_PROBLEM STATEMENT:_ Among the lines of the listing below, retype exactly those from the one containing "Recreate this image as a Python" through the one containing "y_u5 = [1.3, 2.2, 2.7, 2.2, 1.93, 1.9, 1.88, 1.86, 1.85]", both included. Do not include pictures.
---------- MATERIAL FOR THIS TASK ----------
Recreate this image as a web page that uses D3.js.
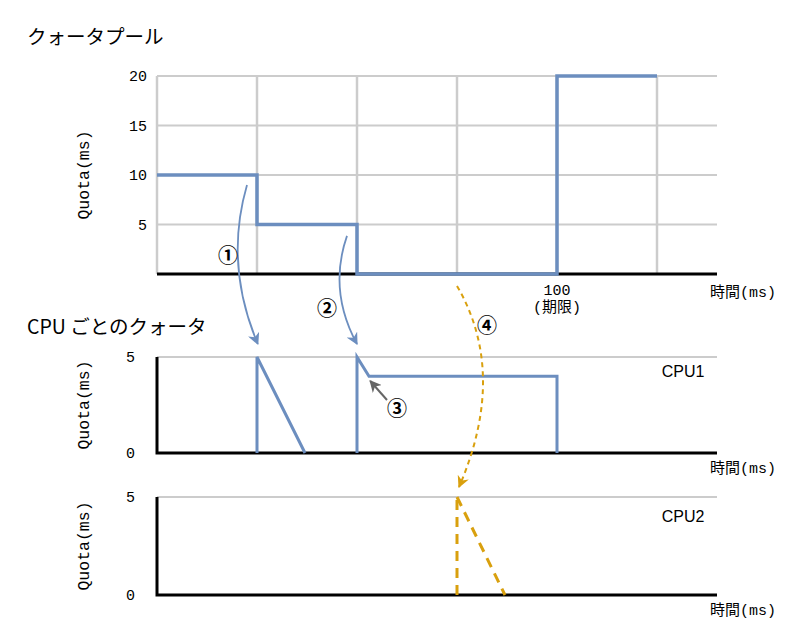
<!DOCTYPE html>
<html><head><meta charset="utf-8">
<script src="https://cdn.jsdelivr.net/npm/d3@7/dist/d3.min.js"></script>
<style>
body{margin:0;background:#fff;}
text{font-family:"Liberation Mono","Noto Sans CJK JP",monospace;}
.sans{font-family:"Liberation Sans","Noto Sans CJK JP",sans-serif;}
.cjk{font-family:"Noto Sans CJK JP",sans-serif;}
</style></head>
<body><svg id="c" width="800" height="640"></svg>
<script>
// ---- data ----
const timeGrid = [0, 25, 50, 75, 100, 125];
const timeDomain = [0, 140];
const poolTicks = [5, 10, 15, 20];
const poolTime = [0, 25, 50, 100, 125];
const poolQuota = [10, 5, 0, 20, 20];
const cpuTicks = [0, 5];
const cpu1SegA_time = [25, 25, 37];
const cpu1SegA_quota = [0, 5, 0];
const cpu1SegB_time = [50, 50, 53, 100, 100];
const cpu1SegB_quota = [0, 5, 4, 4, 0];
const cpu2Vert_time = [75, 75];
const cpu2Vert_quota = [0, 5];
const cpu2Diag_time = [75, 87];
const cpu2Diag_quota = [5, 0];
const deadlineTick = 100;
const titles = ["クォータプール", "CPU ごとのクォータ"];
const cpuNames = ["CPU1", "CPU2"];
const marks = ["①", "②", "③", "④"];

// ---- layout ----
const svg = d3.select("#c");
const x = d3.scaleLinear().domain(timeDomain).range([157, 717]);
const yPool = d3.scaleLinear().domain([0, 20]).range([274, 76]);
const yCpu1 = d3.scaleLinear().domain([0, 5]).range([453, 357]);
const yCpu2 = d3.scaleLinear().domain([0, 5]).range([595, 497]);
const BLUE = "#6c8ebf", ORANGE = "#d9a00e", GRID = "#cccccc";

const defs = svg.append("defs");
function marker(id, color, size) {
  defs.append("marker").attr("id", id).attr("viewBox", "0 0 10 10")
    .attr("refX", 9).attr("refY", 5).attr("markerWidth", size).attr("markerHeight", size)
    .attr("markerUnits", "userSpaceOnUse").attr("orient", "auto")
    .append("path").attr("d", "M0,0 L10,5 L0,10 L3,5 Z").attr("fill", color);
}
marker("mb", BLUE, 12); marker("mo", ORANGE, 12); marker("mg", "#666", 12);

// titles
svg.append("text").attr("class", "cjk").attr("x", 27).attr("y", 44).attr("font-size", 19.5).text(titles[0]);
svg.append("text").attr("class", "cjk").attr("x", 27).attr("y", 334).attr("font-size", 19.5).text(titles[1]);

// ---- pool chart ----
const gp = svg.append("g");
gp.selectAll(".hg").data(poolTicks).join("line")
  .attr("x1", x(0)).attr("x2", x(140)).attr("y1", d => yPool(d)).attr("y2", d => yPool(d))
  .attr("stroke", GRID).attr("stroke-width", 2);
gp.selectAll(".vg").data(timeGrid).join("line")
  .attr("x1", d => x(d)).attr("x2", d => x(d)).attr("y1", yPool(20)).attr("y2", yPool(0))
  .attr("stroke", GRID).attr("stroke-width", 2.5);
const yAxisPool = d3.axisLeft(yPool).tickValues(poolTicks).tickSize(0).tickPadding(0).tickFormat(d3.format("d"));
const ya = gp.append("g").attr("transform", "translate(147,0)").call(yAxisPool);
ya.select(".domain").remove();
ya.selectAll("text").attr("font-size", 15).attr("font-family", "Liberation Mono").attr("fill", "#000");
gp.append("line").attr("x1", x(0)).attr("x2", x(140)).attr("y1", yPool(0)).attr("y2", yPool(0))
  .attr("stroke", "#000").attr("stroke-width", 3);
const poolData = poolTime.map((t, i) => [t, poolQuota[i]]);
gp.append("path").datum(poolData)
  .attr("d", d3.line().x(d => x(d[0])).y(d => yPool(d[1])).curve(d3.curveStepAfter))
  .attr("fill", "none").attr("stroke", BLUE).attr("stroke-width", 3.5);
gp.append("text").attr("x", x(deadlineTick)).attr("y", 295).attr("text-anchor", "middle").attr("font-size", 15).text(deadlineTick);
gp.append("text").attr("x", x(deadlineTick)).attr("y", 312).attr("text-anchor", "middle").attr("font-size", 15).text("(期限)");
gp.append("text").attr("x", 710).attr("y", 297).attr("font-size", 15).text("時間(ms)");
gp.append("text").attr("transform", `translate(89,${(yPool(0) + yPool(20)) / 2}) rotate(-90)`)
  .attr("text-anchor", "middle").attr("font-size", 16.5).text("Quota(ms)");

// ---- cpu charts ----
function cpuChart(y, name, labelY) {
  const g = svg.append("g");
  g.append("line").attr("x1", x(0)).attr("x2", x(140)).attr("y1", y(5)).attr("y2", y(5))
    .attr("stroke", GRID).attr("stroke-width", 2);
  const ax = g.append("g").attr("transform", "translate(135,0)")
    .call(d3.axisLeft(y).tickValues(cpuTicks).tickSize(0).tickPadding(0).tickFormat(d3.format("d")));
  ax.select(".domain").remove();
  ax.selectAll("text").attr("font-size", 15).attr("font-family", "Liberation Mono").attr("fill", "#000");
  g.append("path").attr("d", `M${x(0)},${y(5)}V${y(0)}H${x(140)}`)
    .attr("fill", "none").attr("stroke", "#000").attr("stroke-width", 3);
  g.append("text").attr("x", 710).attr("y", y(0) + 20).attr("font-size", 15).text("時間(ms)");
  g.append("text").attr("transform", `translate(89,${(y(0) + y(5)) / 2}) rotate(-90)`)
    .attr("text-anchor", "middle").attr("font-size", 16.5).text("Quota(ms)");
  g.append("text").attr("class", "sans").attr("x", 683).attr("y", labelY).attr("text-anchor", "middle")
    .attr("font-size", 16).text(name);
  return g;
}
const g1 = cpuChart(yCpu1, cpuNames[0], 377);
const g2 = cpuChart(yCpu2, cpuNames[1], 522);

const line1 = d3.line().x(d => x(d[0])).y(d => yCpu1(d[1]));
[[cpu1SegA_time, cpu1SegA_quota], [cpu1SegB_time, cpu1SegB_quota]].forEach(([ts, qs]) => {
  g1.append("path").datum(ts.map((t, i) => [t, qs[i]])).attr("d", line1)
    .attr("fill", "none").attr("stroke", BLUE).attr("stroke-width", 3);
});
const line2 = d3.line().x(d => x(d[0])).y(d => yCpu2(d[1]));
[[cpu2Vert_time, cpu2Vert_quota], [cpu2Diag_time, cpu2Diag_quota]].forEach(([ts, qs]) => {
  g2.append("path").datum(ts.map((t, i) => [t, qs[i]])).attr("d", line2)
    .attr("fill", "none").attr("stroke", ORANGE).attr("stroke-width", 3).attr("stroke-dasharray", "10,7");
});

// ---- annotations ----
const ann = svg.append("g");
function curve(p0, c, p1, color, mk, dash) {
  const p = d3.path(); p.moveTo(p0[0], p0[1]); p.quadraticCurveTo(c[0], c[1], p1[0], p1[1]);
  const e = ann.append("path").attr("d", p.toString()).attr("fill", "none").attr("stroke", color)
    .attr("stroke-width", dash ? 2 : 1.8).attr("marker-end", `url(#${mk})`);
  if (dash) e.attr("stroke-dasharray", "5,4");
}
curve([x(22.5), yPool(9)], [x(16.75), yPool(1)], [x(25.2), yCpu1(5) - 13], BLUE, "mb");
curve([x(47.5), yPool(3.85)], [x(42.75), yPool(-1.67)], [x(50), yCpu1(5) - 13], BLUE, "mb");
curve([x(75), yPool(-1.2)], [x(87.75), yCpu1(4.14)], [x(75.5), yCpu2(5) - 10], ORANGE, "mo", true);
ann.append("line").attr("x1", x(57.5)).attr("y1", yCpu1(2.76)).attr("x2", x(53.3)).attr("y2", yCpu1(3.75))
  .attr("stroke", "#666").attr("stroke-width", 2).attr("marker-end", "url(#mg)");
const markPos = [[17.75, yPool(1.8)], [42.5, yPool(-3.5)], [60, yCpu1(2.3)], [82.5, yPool(-5.25)]];
ann.selectAll(".mk").data(marks).join("text").attr("class", "cjk")
  .attr("x", (d, i) => x(markPos[i][0])).attr("y", (d, i) => markPos[i][1] + 7)
  .attr("text-anchor", "middle").attr("font-size", 20).attr("font-weight", "bold").text(d => d);
</script></body></html>
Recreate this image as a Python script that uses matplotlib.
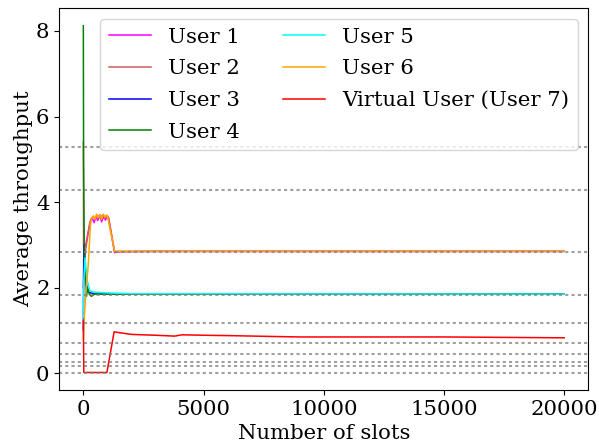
import matplotlib
matplotlib.use("Agg")
import matplotlib.pyplot as plt

plt.rcParams['font.family'] = 'DejaVu Serif'

# running average throughput per user (breakpoints)
x_u1 = [0, 40, 100, 200, 300, 380, 450, 520, 600, 680, 760, 840, 920, 1000, 1050, 1300, 1500, 3000, 20000]
y_u1 = [2.0, 2.9, 3.0, 3.3, 3.55, 3.62, 3.52, 3.66, 3.57, 3.7, 3.54, 3.66, 3.58, 3.68, 3.62, 2.82, 2.84, 2.85, 2.85]

x_u2 = [0, 10, 40, 100, 180, 260, 330, 420, 500, 600, 700, 800, 900, 1000, 1050, 1300, 1500, 20000]
y_u2 = [5.4, 3.0, 2.6, 2.9, 3.2, 3.5, 3.62, 3.66, 3.6, 3.68, 3.63, 3.7, 3.62, 3.66, 3.64, 2.84, 2.85, 2.85]

x_u3 = [0, 20, 60, 120, 200, 300, 500, 1000, 20000]
y_u3 = [1.0, 3.0, 2.7, 2.1, 1.9, 1.88, 1.86, 1.85, 1.85]

x_u4 = [0, 10, 40, 80, 130, 180, 250, 330, 500, 1000, 2000, 20000]
y_u4 = [8.12, 5.0, 2.7, 2.3, 1.8, 2.0, 1.85, 1.8, 1.86, 1.85, 1.85, 1.85]

x_u5 = [0, 20, 70, 150, 270, 400, 1000, 2000, 20000]
y_u5 = [1.3, 2.2, 2.7, 2.2, 1.93, 1.9, 1.88, 1.86, 1.85]

x_u6 = [0, 50, 120, 200, 300, 350, 420, 480, 550, 620, 700, 760, 830, 900, 960, 1000, 1300, 1500, 20000]
y_u6 = [0.8, 1.4, 2.0, 2.5, 3.5, 3.62, 3.68, 3.6, 3.72, 3.64, 3.7, 3.6, 3.72, 3.65, 3.7, 3.68, 2.85, 2.85, 2.85]

x_u7 = [0, 20, 980, 1280, 1500, 2000, 3000, 3800, 4100, 5000, 6200, 8000, 9000, 12000, 15000, 20000]
y_u7 = [1.22, 0.02, 0.02, 0.97, 0.95, 0.91, 0.89, 0.87, 0.90, 0.89, 0.88, 0.86, 0.85, 0.85, 0.85, 0.83]

labels = ['User 1', 'User 2', 'User 3', 'User 4', 'User 5', 'User 6', 'Virtual User (User 7)']
colors = ['magenta', 'indianred', 'blue', 'green', 'cyan', 'orange', 'red']

# reference levels (dotted)
ref_levels = [5.29, 4.28, 2.84, 1.83, 1.17, 0.72, 0.45, 0.27, 0.17, 0.0]
y_ticks = [0, 2, 4, 6, 8]

xs = [x_u1, x_u2, x_u3, x_u4, x_u5, x_u6, x_u7]
ys = [y_u1, y_u2, y_u3, y_u4, y_u5, y_u6, y_u7]

fs = 15.3

fig, ax = plt.subplots(figsize=(5.99, 4.45), dpi=100)
fig.subplots_adjust(left=0.099, right=0.982, top=0.981, bottom=0.124)

for x, y, lab, c in zip(xs, ys, labels, colors):
    ax.plot(x, y, color=c, label=lab, linewidth=1.1)

for lv in ref_levels:
    ax.axhline(lv, color='gray', linestyle=(0, (1.5, 1.5)), linewidth=1.5, alpha=0.75)

ax.set_yticks(y_ticks)
ax.set_xlabel('Number of slots', fontsize=fs, labelpad=4)
ax.set_ylabel('Average throughput', fontsize=fs, labelpad=2)
ax.tick_params(labelsize=fs)
ax.legend(loc='upper right', ncol=2, fontsize=fs, labelspacing=0.6)

fig.savefig('out.png')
----------
_RESPONSE TO THIS EXERCISE:_
Recreate this image as a Python script that uses matplotlib.
import matplotlib
matplotlib.use("Agg")
import matplotlib.pyplot as plt

plt.rcParams['font.family'] = 'DejaVu Serif'

# running average throughput per user (breakpoints)
x_u1 = [0, 40, 100, 200, 300, 380, 450, 520, 600, 680, 760, 840, 920, 1000, 1050, 1300, 1500, 3000, 20000]
y_u1 = [2.0, 2.9, 3.0, 3.3, 3.55, 3.62, 3.52, 3.66, 3.57, 3.7, 3.54, 3.66, 3.58, 3.68, 3.62, 2.82, 2.84, 2.85, 2.85]

x_u2 = [0, 10, 40, 100, 180, 260, 330, 420, 500, 600, 700, 800, 900, 1000, 1050, 1300, 1500, 20000]
y_u2 = [5.4, 3.0, 2.6, 2.9, 3.2, 3.5, 3.62, 3.66, 3.6, 3.68, 3.63, 3.7, 3.62, 3.66, 3.64, 2.84, 2.85, 2.85]

x_u3 = [0, 20, 60, 120, 200, 300, 500, 1000, 20000]
y_u3 = [1.0, 3.0, 2.7, 2.1, 1.9, 1.88, 1.86, 1.85, 1.85]

x_u4 = [0, 10, 40, 80, 130, 180, 250, 330, 500, 1000, 2000, 20000]
y_u4 = [8.12, 5.0, 2.7, 2.3, 1.8, 2.0, 1.85, 1.8, 1.86, 1.85, 1.85, 1.85]

x_u5 = [0, 20, 70, 150, 270, 400, 1000, 2000, 20000]
y_u5 = [1.3, 2.2, 2.7, 2.2, 1.93, 1.9, 1.88, 1.86, 1.85]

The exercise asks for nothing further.